• WHAT THE TASK ASKS
Retype only what runs from the beginning of the data through the line with "BLUE_SITES = [9, 21, 28, 30, 39]"; please omit the pictures and keep every line exact.

========

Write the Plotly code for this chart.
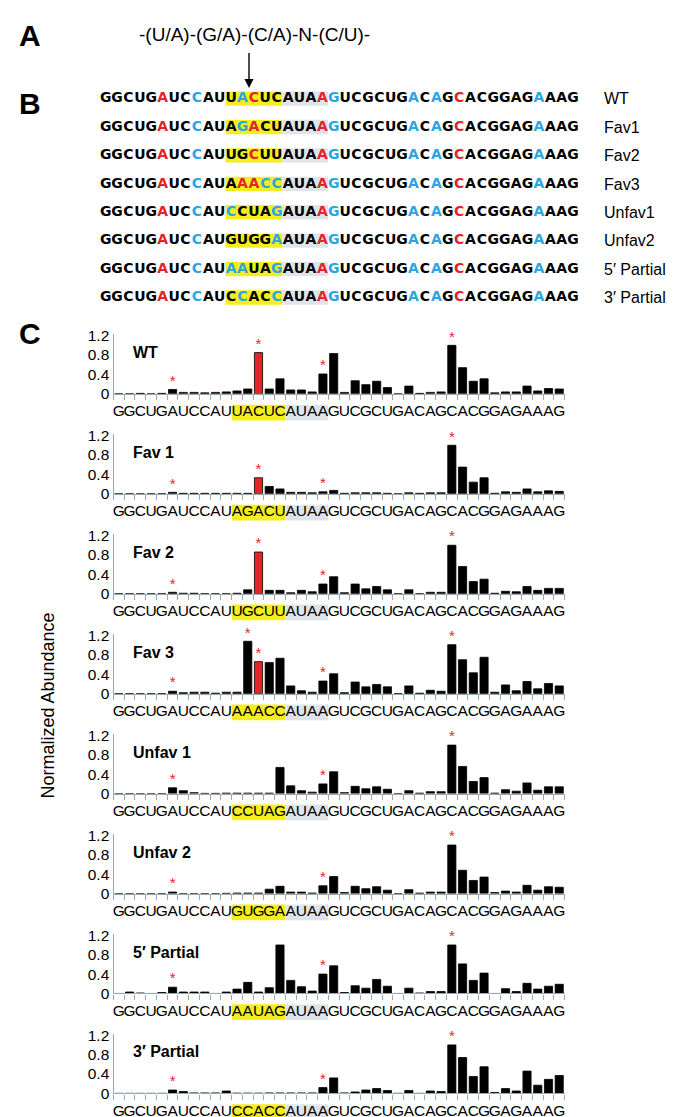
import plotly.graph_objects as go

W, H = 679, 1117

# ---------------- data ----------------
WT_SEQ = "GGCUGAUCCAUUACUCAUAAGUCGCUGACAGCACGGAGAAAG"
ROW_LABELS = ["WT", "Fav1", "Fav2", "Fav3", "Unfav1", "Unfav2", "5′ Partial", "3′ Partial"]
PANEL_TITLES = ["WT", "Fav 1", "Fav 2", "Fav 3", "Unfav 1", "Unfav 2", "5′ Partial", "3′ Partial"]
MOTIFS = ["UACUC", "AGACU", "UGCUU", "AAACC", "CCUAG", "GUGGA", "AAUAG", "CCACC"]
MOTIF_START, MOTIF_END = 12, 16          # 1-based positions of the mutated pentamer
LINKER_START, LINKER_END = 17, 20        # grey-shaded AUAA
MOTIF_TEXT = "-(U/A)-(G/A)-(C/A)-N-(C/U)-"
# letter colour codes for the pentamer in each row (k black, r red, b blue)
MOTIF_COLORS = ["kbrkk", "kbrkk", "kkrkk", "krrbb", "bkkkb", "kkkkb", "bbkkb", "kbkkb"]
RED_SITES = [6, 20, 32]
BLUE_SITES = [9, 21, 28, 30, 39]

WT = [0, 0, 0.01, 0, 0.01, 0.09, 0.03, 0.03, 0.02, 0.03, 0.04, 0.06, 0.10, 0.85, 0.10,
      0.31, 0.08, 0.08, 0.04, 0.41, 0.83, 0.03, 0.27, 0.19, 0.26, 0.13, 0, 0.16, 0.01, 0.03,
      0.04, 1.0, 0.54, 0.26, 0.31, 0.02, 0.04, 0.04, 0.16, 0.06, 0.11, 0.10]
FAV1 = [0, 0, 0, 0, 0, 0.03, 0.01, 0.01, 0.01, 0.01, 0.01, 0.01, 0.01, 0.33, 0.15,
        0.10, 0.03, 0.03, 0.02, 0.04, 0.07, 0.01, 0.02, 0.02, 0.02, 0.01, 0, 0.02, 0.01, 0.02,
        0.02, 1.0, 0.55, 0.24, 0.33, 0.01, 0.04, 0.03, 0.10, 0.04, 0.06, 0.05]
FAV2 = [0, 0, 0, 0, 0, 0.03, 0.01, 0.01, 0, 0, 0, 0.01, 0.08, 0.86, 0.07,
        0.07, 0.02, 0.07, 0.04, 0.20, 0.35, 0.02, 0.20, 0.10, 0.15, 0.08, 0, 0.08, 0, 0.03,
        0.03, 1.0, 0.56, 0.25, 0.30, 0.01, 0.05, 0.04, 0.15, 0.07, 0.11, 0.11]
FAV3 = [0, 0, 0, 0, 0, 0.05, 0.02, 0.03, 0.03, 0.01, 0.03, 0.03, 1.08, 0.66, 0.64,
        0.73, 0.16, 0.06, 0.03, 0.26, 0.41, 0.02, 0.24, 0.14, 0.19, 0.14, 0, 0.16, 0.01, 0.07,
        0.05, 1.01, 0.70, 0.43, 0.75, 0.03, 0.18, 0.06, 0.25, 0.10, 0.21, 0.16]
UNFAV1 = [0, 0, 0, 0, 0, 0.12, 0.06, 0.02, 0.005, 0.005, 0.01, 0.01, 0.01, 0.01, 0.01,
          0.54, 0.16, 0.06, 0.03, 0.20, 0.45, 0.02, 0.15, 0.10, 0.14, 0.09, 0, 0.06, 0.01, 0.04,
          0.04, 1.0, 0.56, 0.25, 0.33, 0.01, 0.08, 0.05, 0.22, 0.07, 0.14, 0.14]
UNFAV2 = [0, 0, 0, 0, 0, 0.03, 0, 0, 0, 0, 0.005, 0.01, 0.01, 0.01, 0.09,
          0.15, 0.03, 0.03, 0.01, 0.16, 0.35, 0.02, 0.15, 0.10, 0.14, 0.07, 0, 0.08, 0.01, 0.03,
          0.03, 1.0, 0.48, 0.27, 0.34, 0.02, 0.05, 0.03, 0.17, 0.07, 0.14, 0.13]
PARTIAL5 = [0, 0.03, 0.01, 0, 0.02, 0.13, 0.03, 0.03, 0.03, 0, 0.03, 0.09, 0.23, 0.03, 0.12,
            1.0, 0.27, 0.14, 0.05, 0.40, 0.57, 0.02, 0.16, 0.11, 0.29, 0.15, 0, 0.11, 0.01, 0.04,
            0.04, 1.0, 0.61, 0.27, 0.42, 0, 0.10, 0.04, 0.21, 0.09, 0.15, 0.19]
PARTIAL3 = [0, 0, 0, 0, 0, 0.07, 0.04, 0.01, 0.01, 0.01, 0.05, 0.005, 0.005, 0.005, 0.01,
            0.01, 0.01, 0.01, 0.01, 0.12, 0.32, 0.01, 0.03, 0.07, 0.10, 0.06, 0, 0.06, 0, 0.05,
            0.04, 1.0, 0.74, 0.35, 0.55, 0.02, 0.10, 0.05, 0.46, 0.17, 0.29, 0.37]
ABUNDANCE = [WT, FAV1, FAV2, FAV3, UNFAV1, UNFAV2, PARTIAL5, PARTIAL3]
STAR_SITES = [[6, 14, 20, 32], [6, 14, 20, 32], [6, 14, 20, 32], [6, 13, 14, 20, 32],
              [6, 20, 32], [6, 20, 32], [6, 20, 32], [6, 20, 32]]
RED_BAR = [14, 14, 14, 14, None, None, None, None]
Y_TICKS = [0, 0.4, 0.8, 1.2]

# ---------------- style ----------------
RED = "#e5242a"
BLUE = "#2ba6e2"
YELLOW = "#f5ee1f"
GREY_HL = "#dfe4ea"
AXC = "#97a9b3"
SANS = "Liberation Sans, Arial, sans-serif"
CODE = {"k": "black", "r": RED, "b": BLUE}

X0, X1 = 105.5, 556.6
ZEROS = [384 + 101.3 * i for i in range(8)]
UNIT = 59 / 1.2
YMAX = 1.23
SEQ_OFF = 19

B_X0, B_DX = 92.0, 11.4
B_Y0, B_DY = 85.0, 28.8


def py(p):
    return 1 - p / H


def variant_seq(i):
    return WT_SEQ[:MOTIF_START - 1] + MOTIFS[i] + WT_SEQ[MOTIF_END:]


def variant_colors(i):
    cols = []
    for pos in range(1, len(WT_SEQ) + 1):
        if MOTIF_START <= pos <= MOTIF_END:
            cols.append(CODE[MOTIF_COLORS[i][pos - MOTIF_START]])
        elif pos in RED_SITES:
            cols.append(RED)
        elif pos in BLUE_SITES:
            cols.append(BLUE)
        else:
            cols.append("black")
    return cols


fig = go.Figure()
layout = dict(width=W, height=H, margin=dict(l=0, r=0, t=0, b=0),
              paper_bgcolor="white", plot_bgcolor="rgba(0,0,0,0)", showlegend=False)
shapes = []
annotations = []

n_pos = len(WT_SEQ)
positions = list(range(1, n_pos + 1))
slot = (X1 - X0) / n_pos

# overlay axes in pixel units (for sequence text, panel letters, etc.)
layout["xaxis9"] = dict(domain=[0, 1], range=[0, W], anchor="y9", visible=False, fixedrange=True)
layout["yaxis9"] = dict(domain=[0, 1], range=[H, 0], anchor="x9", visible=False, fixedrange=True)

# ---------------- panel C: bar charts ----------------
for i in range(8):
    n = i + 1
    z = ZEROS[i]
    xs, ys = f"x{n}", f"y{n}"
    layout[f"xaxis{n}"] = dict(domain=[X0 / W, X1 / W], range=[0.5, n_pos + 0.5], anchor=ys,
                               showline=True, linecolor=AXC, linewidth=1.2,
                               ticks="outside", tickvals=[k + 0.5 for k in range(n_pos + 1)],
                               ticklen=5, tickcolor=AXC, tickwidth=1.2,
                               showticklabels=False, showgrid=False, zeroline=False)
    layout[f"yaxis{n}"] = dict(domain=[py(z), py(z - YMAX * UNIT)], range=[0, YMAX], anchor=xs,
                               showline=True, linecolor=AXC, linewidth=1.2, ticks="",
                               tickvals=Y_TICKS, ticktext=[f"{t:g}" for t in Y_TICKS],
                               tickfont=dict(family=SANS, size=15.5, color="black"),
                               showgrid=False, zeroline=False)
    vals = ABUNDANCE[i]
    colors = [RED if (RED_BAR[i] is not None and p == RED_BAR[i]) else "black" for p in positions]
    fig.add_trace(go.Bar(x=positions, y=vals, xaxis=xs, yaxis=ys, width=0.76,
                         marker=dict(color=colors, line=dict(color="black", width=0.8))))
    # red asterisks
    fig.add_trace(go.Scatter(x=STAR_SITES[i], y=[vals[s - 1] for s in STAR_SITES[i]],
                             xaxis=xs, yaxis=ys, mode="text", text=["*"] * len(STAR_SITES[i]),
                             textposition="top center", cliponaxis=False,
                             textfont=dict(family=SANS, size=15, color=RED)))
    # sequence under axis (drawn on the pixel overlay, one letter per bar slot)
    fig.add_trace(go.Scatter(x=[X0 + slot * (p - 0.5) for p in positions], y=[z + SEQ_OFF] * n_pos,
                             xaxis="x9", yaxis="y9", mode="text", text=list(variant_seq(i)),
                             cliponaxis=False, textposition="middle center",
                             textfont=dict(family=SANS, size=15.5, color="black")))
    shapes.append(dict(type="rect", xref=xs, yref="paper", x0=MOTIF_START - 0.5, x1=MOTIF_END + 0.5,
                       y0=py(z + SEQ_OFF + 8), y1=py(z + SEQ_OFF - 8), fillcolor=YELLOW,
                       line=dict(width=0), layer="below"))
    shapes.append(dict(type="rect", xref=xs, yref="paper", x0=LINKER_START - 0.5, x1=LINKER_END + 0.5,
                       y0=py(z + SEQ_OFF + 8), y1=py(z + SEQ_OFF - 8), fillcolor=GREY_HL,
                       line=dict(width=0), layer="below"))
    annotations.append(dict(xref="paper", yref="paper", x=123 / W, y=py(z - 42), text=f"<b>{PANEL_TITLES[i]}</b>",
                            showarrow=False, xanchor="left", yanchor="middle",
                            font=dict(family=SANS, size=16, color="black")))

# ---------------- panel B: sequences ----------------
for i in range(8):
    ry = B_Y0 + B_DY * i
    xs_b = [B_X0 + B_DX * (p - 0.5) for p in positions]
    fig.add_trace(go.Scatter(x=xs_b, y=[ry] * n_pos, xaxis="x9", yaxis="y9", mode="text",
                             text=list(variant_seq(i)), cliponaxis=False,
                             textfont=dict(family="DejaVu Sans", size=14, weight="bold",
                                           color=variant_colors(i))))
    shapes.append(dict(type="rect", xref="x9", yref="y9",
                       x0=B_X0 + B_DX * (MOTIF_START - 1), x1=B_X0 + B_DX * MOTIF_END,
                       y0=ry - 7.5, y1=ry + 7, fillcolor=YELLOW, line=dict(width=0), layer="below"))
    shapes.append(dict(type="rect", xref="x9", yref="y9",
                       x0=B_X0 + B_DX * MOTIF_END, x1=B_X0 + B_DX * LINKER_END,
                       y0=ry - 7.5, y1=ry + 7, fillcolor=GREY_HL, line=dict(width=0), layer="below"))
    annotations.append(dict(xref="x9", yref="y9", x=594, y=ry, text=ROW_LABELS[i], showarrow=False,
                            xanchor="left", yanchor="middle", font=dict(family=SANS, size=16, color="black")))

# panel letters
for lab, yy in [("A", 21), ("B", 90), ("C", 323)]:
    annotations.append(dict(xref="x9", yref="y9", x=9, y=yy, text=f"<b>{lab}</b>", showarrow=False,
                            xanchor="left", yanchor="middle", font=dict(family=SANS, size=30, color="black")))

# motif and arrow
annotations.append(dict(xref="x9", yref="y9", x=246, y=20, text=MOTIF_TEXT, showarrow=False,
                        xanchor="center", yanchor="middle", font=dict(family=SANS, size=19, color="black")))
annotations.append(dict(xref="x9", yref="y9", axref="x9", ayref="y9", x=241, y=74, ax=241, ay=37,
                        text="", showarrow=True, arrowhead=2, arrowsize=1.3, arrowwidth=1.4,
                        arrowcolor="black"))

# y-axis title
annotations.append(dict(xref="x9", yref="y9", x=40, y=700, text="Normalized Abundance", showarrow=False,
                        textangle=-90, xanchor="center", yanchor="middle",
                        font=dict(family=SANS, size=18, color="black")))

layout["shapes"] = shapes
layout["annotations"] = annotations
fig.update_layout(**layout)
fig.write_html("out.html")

========

• SOLUTION BELOW
Write the Plotly code for this chart.
import plotly.graph_objects as go

W, H = 679, 1117

# ---------------- data ----------------
WT_SEQ = "GGCUGAUCCAUUACUCAUAAGUCGCUGACAGCACGGAGAAAG"
ROW_LABELS = ["WT", "Fav1", "Fav2", "Fav3", "Unfav1", "Unfav2", "5′ Partial", "3′ Partial"]
PANEL_TITLES = ["WT", "Fav 1", "Fav 2", "Fav 3", "Unfav 1", "Unfav 2", "5′ Partial", "3′ Partial"]
MOTIFS = ["UACUC", "AGACU", "UGCUU", "AAACC", "CCUAG", "GUGGA", "AAUAG", "CCACC"]
MOTIF_START, MOTIF_END = 12, 16          # 1-based positions of the mutated pentamer
LINKER_START, LINKER_END = 17, 20        # grey-shaded AUAA
MOTIF_TEXT = "-(U/A)-(G/A)-(C/A)-N-(C/U)-"
# letter colour codes for the pentamer in each row (k black, r red, b blue)
MOTIF_COLORS = ["kbrkk", "kbrkk", "kkrkk", "krrbb", "bkkkb", "kkkkb", "bbkkb", "kbkkb"]
RED_SITES = [6, 20, 32]
BLUE_SITES = [9, 21, 28, 30, 39]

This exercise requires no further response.